I challenge you to have real conversations, even the tough ones, especially the tough ones. UWO has equipped you with the analytical and empathetic skills to navigate these conversations. As you go out to new jobs, new cities, new places, look for organizations and allies that can provide resources and continuing education for hard conversations. And then go out and have those conversations.

Once you do, my fifth and final piece of advice is short and simple but crucial:  

No. 5: Contribute

Contribute more to the world around you than you take away from it. You don’t need to save the world, but you do need to make a difference.

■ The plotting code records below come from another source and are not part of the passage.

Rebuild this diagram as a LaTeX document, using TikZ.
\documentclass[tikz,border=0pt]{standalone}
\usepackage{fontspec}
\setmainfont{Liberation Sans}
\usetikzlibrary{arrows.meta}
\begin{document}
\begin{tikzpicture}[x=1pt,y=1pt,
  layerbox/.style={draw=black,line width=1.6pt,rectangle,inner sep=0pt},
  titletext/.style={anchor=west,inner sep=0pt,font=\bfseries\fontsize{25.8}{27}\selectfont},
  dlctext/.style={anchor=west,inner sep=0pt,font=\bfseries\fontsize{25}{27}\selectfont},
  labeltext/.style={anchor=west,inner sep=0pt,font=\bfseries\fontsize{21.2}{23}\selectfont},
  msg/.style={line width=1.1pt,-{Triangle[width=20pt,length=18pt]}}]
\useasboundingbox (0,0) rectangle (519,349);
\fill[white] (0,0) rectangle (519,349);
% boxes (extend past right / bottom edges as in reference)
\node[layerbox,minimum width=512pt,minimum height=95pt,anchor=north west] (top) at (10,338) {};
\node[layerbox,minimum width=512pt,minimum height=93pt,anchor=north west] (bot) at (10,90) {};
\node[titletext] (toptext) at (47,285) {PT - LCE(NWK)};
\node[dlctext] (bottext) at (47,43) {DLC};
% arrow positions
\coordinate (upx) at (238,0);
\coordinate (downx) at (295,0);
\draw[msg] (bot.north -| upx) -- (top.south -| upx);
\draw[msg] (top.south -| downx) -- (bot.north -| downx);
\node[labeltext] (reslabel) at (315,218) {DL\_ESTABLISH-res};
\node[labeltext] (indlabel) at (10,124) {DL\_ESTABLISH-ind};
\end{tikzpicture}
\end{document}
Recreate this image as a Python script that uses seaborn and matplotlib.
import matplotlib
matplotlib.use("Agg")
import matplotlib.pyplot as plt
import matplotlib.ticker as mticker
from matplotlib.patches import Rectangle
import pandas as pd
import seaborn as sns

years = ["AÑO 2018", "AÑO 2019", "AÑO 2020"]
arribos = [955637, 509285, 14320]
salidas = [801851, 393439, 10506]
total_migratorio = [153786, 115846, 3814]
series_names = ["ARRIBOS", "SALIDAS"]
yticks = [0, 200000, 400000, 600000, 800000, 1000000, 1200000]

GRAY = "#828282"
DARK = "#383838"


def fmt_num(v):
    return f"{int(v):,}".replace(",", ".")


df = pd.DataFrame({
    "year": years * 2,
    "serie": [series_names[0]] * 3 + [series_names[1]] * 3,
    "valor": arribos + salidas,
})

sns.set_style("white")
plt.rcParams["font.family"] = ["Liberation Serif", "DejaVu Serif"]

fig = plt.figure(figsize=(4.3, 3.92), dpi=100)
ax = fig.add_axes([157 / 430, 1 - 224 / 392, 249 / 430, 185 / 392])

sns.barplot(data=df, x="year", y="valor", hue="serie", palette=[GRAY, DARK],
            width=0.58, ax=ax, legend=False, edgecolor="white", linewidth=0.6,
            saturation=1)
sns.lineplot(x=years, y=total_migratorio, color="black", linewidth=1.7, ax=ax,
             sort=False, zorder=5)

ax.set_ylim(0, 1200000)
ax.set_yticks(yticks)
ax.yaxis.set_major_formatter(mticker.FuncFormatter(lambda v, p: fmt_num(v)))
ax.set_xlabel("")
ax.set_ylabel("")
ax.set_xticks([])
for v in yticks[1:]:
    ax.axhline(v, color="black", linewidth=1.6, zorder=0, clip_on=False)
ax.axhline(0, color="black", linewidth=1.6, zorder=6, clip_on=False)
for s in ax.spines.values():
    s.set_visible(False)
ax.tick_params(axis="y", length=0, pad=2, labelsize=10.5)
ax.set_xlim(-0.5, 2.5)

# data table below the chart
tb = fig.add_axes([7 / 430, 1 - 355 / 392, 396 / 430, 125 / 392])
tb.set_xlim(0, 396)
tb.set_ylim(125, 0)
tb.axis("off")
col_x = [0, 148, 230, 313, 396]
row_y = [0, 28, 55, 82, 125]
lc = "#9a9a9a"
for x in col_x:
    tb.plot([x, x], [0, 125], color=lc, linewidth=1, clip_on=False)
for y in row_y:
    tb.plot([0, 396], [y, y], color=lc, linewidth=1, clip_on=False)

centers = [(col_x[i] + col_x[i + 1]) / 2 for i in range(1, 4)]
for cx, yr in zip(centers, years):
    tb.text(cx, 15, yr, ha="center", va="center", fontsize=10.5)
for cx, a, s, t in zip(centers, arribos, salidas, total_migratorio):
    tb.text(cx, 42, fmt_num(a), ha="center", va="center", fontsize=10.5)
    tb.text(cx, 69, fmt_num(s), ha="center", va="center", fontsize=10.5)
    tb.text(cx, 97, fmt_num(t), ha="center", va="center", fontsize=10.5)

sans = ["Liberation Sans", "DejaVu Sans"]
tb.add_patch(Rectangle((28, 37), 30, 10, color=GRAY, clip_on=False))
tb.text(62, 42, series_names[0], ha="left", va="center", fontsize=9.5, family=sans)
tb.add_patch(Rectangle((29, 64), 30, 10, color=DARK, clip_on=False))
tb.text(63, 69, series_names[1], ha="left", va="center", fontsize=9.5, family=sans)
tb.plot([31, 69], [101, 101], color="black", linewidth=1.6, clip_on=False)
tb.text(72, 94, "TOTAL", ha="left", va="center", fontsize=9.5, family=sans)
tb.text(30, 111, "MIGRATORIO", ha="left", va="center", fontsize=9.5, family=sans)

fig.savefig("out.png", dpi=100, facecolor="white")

In conclusion, as you leave one place (UWO) for another, don’t forget your ground truths, have a plan, plan to deviate from that plan, seek out different perspectives and people, and make your mark. Patty Dye, author of Life is a Verb, writes that our lives are atlases of experience. So make those maps for your life’s atlas. You’ve been equipped with the components essential for life after UWO–ensure that you are applying those tools to create the best map that you can–it will lead you to some pretty unbelievable places.

Thank you so much. Once again congratulations, graduates.